Registered patients may visit any medical cannabis dispensary on the island. A list of licensed dispensaries is maintained at http://cannabismedicinal.salud.gov.pr/?page_id=2797.
Public consumption of cannabis remains illegal. Medical cannabis may be used in private residences and places. Regulation 9038 defines “private residence” as the place where the patient resides; this includes but is not limited to a hospice, nursing home, or residential care facility where the patient lives or receives daily care, including assistance with the administration of medication. “Private place” is defined as a place or space where there exists an expectation of privacy, where one would not unexpectedly find oneself in the presence of a third party, and for which one has the permission of the legal owner or legally authorized possessor.
Paraphernalia (e.g., vaporizers for dry flower) can be purchased at dispensaries.
Adults may have one caregiver, while minor patients may have up to two. A caregiver must be at least 21 years old or legally emancipated, must be a resident of Puerto Rico, and must register with the health department and obtain a caregiver identification card to receive legal protection when handling or transporting cannabis on behalf of a patient. Caregivers may also be qualifying patients. Generally, a caregiver may only assist one patient, but Regulation 9038 does lay out some exceptions (e.g., when more than one qualifying patient resides at the same address as the caregiver). Individuals who have been convicted of the possession, distribution, or sale of a controlled substance cannot serve as caregivers.
Individuals under the age of 21 who participate in the medical cannabis program are considered minor patients. In these cases, two authorized healthcare providers must diagnose the patient with a debilitating condition and the patient’s parents or legal guardian must consent in writing to the patient’s use of medical cannabis. The parents or legal guardian must register as caregivers and obtain cannabis on the minor patient’s behalf. If both parents have been convicted on a local, state, or federal felony charge, a third person who can comply with the caregiver requirements may be designated as the minor patient’s caregiver.
Authorized healthcare providers may issue medical cannabis recommendations to patients.

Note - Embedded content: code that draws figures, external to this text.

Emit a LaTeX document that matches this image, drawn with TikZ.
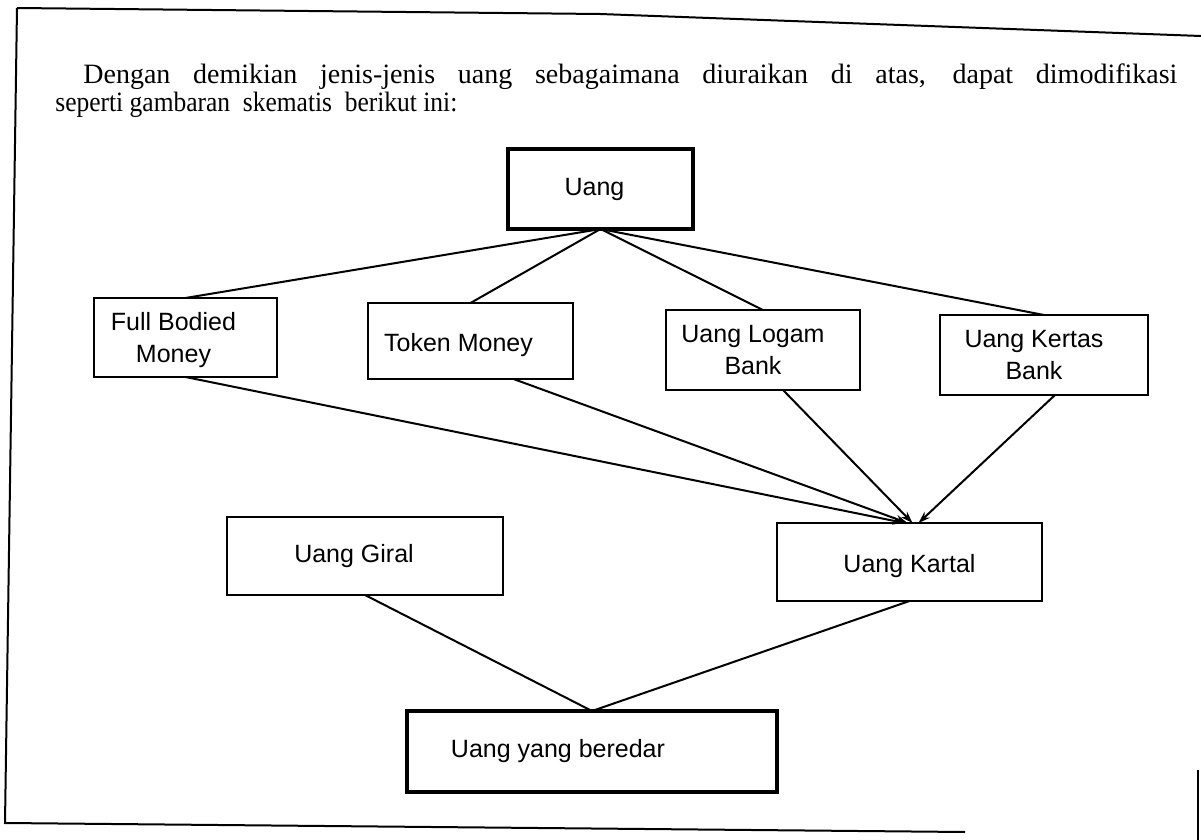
\documentclass[tikz,border=0pt]{standalone}
\usepackage{fontspec}
\setmainfont{Liberation Serif}
\newfontfamily\diagfont{Liberation Sans}
\usetikzlibrary{arrows.meta,calc}
\begin{document}
\begin{tikzpicture}[x=0.5pt,y=-0.5pt,
  box/.style={draw, line width=0.8pt, rectangle, inner sep=0pt, outer sep=0pt},
  bold/.style={box, line width=2.2pt},
  txt/.style={font=\diagfont\fontsize{12.5}{16}\selectfont, align=center, inner sep=0pt},
  link/.style={line width=1pt},
  arr/.style={link, -{Stealth[length=6pt,width=4pt]}},
  frameline/.style={line width=1pt},
  para/.style={anchor=base west, inner sep=0pt, font=\fontsize{14}{17}\selectfont}]
\useasboundingbox (0,0) rectangle (1201,840);

% frame of the scanned page
\draw[frameline] (17,8) -- (600,14) -- (1201,36);
\draw[frameline] (17,8) -- (5,823) -- (965,832);
\draw[frameline] (1198,770) -- (1198,840);

% paragraph
\node[para] (l1) at (83,84) {\makebox[547pt][s]{Dengan demikian jenis-jenis uang sebagaimana diuraikan di atas, dapat dimodifikasi}};
\node[para] (l2) at (55,112) {\scalebox{0.91}[1]{seperti gambaran\ \ skematis\ \ berikut ini:}};

% boxes
\node[bold, minimum width=92.5pt, minimum height=40pt,
  label={[txt,xshift=-3pt]center:Uang}] (uang) at (600.5,189) {};
\node[box, minimum width=91.5pt, minimum height=39.5pt,
  label={[txt,xshift=-6pt,yshift=-1.5pt]center:Full Bodied\\Money}] (fbm) at (185.5,337.5) {};
\node[box, minimum width=102.5pt, minimum height=38pt,
  label={[txt,xshift=-6pt,yshift=-2pt]center:Token Money}] (token) at (470.5,341) {};
\node[box, minimum width=97pt, minimum height=40pt,
  label={[txt,xshift=-5pt]center:Uang Logam\\Bank}] (logam) at (763,350) {};
\node[box, minimum width=104pt, minimum height=40pt,
  label={[txt,xshift=-5pt]center:Uang Kertas\\Bank}] (kertas) at (1044,355) {};
\node[box, minimum width=138pt, minimum height=39pt,
  label={[txt,xshift=-5.5pt]center:Uang Giral}] (giral) at (365,556) {};
\node[box, minimum width=132.5pt, minimum height=39pt,
  label={[txt,yshift=-2pt]center:Uang Kartal}] (kartal) at (909.5,562) {};
\node[bold, minimum width=185pt, minimum height=40.5pt,
  label={[txt,xshift=-17pt]center:Uang yang beredar}] (beredar) at (592,751.5) {};

% connectors
\draw[link] (uang.south) -- (fbm.north);
\draw[link] (uang.south) -- (token.north);
\draw[link] (uang.south) -- (logam.north);
\draw[link] (uang.south) -- (kertas.north);
\draw[arr] (fbm.south) -- ($(kartal.north)+(-5,0)$);
\draw[arr] ($(token.south)+(43,0)$) -- ($(kartal.north)+(-2,0)$);
\draw[arr] ($(logam.south)+(20,0)$) -- ($(kartal.north)+(3,0)$);
\draw[arr] ($(kertas.south)+(11,0)$) -- ($(kartal.north)+(9,0)$);
\draw[link] (giral.south) -- (beredar.north);
\draw[link] (kartal.south) -- (beredar.north);
\end{tikzpicture}
\end{document}
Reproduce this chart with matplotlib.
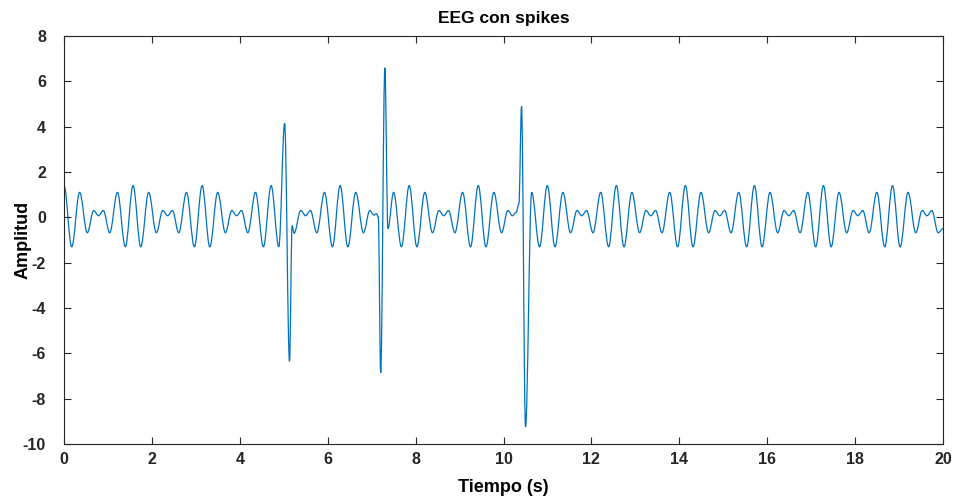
import matplotlib
matplotlib.use("Agg")
import matplotlib.pyplot as plt
from matplotlib.path import Path
from matplotlib.patches import PathPatch

# local peaks / troughs of the trace (time in s, amplitude)
t = [0.000, 0.175, 0.355, 0.530, 0.675, 0.785, 0.895, 1.040, 1.215, 1.395,
     1.571, 1.746, 1.926, 2.101, 2.246, 2.356, 2.466, 2.611, 2.786, 2.966,
     3.142, 3.317, 3.497, 3.672, 3.817, 3.927, 4.037, 4.182, 4.357, 4.537,
     4.712, 4.887, 5.020, 5.130, 5.190, 5.235, 5.387, 5.497, 5.607, 5.752, 5.927, 6.107,
     6.283, 6.458, 6.638, 6.813, 6.958, 7.050, 7.110, 7.150, 7.205, 7.300, 7.370, 7.498, 7.678,
     7.854, 8.029, 8.209, 8.384, 8.529, 8.639, 8.749, 8.894, 9.069, 9.249,
     9.425, 9.600, 9.780, 9.955, 10.100, 10.200, 10.290, 10.350, 10.410, 10.500, 10.640, 10.820,
     10.996, 11.171, 11.351, 11.526, 11.671, 11.781, 11.891, 12.036, 12.211, 12.391,
     12.566, 12.741, 12.921, 13.096, 13.241, 13.351, 13.461, 13.606, 13.781, 13.961,
     14.137, 14.312, 14.492, 14.667, 14.812, 14.922, 15.032, 15.177, 15.352, 15.532,
     15.708, 15.883, 16.063, 16.238, 16.383, 16.493, 16.603, 16.748, 16.923, 17.103,
     17.279, 17.454, 17.634, 17.809, 17.954, 18.064, 18.174, 18.319, 18.494, 18.674,
     18.850, 19.025, 19.205, 19.380, 19.525, 19.635, 19.745, 19.890, 20.000]

amp = [1.4, -1.3, 1.1, -0.68, 0.3, 0.07, 0.3, -0.68, 1.1, -1.3,
       1.4, -1.3, 1.1, -0.68, 0.3, 0.07, 0.3, -0.68, 1.1, -1.3,
       1.4, -1.3, 1.1, -0.68, 0.3, 0.07, 0.3, -0.68, 1.1, -1.3,
       1.4, -1.3, 4.15, -6.35, -0.37, -0.7, 0.3, 0.07, 0.3, -0.68, 1.1, -1.3,
       1.4, -1.3, 1.1, -0.68, 0.3, 0.1, 0.16, 0.02, -6.85, 6.6, -0.5, 1.1, -1.3,
       1.4, -1.3, 1.1, -0.68, 0.3, 0.07, 0.3, -0.68, 1.1, -1.3,
       1.4, -1.3, 1.1, -0.68, 0.3, 0.07, 0.22, 0.6, 4.9, -9.25, 1.1, -1.3,
       1.4, -1.3, 1.1, -0.68, 0.3, 0.07, 0.3, -0.68, 1.1, -1.3,
       1.4, -1.3, 1.1, -0.68, 0.3, 0.07, 0.3, -0.68, 1.1, -1.3,
       1.4, -1.3, 1.1, -0.68, 0.3, 0.07, 0.3, -0.68, 1.1, -1.3,
       1.4, -1.3, 1.1, -0.68, 0.3, 0.07, 0.3, -0.68, 1.1, -1.3,
       1.4, -1.3, 1.1, -0.68, 0.3, 0.07, 0.3, -0.68, 1.1, -1.3,
       1.4, -1.3, 1.1, -0.68, 0.3, 0.07, 0.3, -0.68, -0.5]

xticks = [0, 2, 4, 6, 8, 10, 12, 14, 16, 18, 20]
yticks = [8, 6, 4, 2, 0, -2, -4, -6, -8, -10]

plt.rcParams['font.family'] = ['Liberation Sans', 'DejaVu Sans']
plt.rcParams['font.weight'] = 'bold'
plt.rcParams['axes.unicode_minus'] = False

fig = plt.figure(figsize=(9.57, 4.99), dpi=100)
ax = fig.add_axes([0.0669, 0.1102, 0.9185, 0.8177])

# smooth curve through the extrema (flat tangent at each peak/trough)
verts = [(t[0], amp[0])]
codes = [Path.MOVETO]
for i in range(len(t) - 1):
    d = t[i + 1] - t[i]
    verts += [(t[i] + 0.36 * d, amp[i]), (t[i + 1] - 0.36 * d, amp[i + 1]), (t[i + 1], amp[i + 1])]
    codes += [Path.CURVE4] * 3
ax.add_patch(PathPatch(Path(verts, codes), fill=False, edgecolor='#0072BD', linewidth=0.9))

ax.set_xlim(0, 20)
ax.set_ylim(-10, 8)
ax.set_xticks(xticks)
ax.set_yticks(yticks)
ax.tick_params(direction='in', top=True, right=True, length=5, width=0.8,
               labelsize=11.5, colors='#262626')
ax.tick_params(axis='x', pad=6)
ax.tick_params(axis='y', pad=13)
for s in ax.spines.values():
    s.set_color('#262626')
    s.set_linewidth(0.8)

ax.set_title('EEG con spikes', fontsize=12.5, fontweight='bold', pad=9)
ax.set_xlabel('Tiempo (s)', fontsize=13, fontweight='bold')
ax.set_ylabel('Amplitud', fontsize=13, fontweight='bold')
ax.xaxis.set_label_coords(0.5, -0.085)
ax.yaxis.set_label_coords(-0.037, 0.5)

fig.savefig('out.png', dpi=100)
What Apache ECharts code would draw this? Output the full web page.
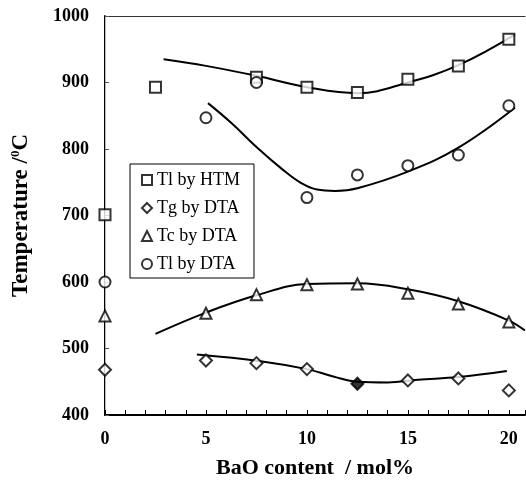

Authorized healthcare providers are those who are authorized to practice medicine in Puerto Rico, who have a license to prescribe and/or administer drugs in conformance with state and federal laws and regulations, and who, furthermore, comply with the requirements set forth in Law No: 42-2017 and Regulation 9038. A list of authorized healthcare providers is maintained at http://www.salud.gov.pr/Documents/Cannabis/Directorio%20de%20Médicos.pdf.
The law requires that the confidentiality of patient information be guaranteed consistent with the requirements of the Health Insurance Portability and Accountability Act of 1996 (HIPPA).
The use of medical cannabis remains illegal in federally subsidized housing.
Employers may permit their employees to use medical cannabis in the workplace, but are not required to do so.
Health insurance providers are not mandated to cover medical cannabis expenses.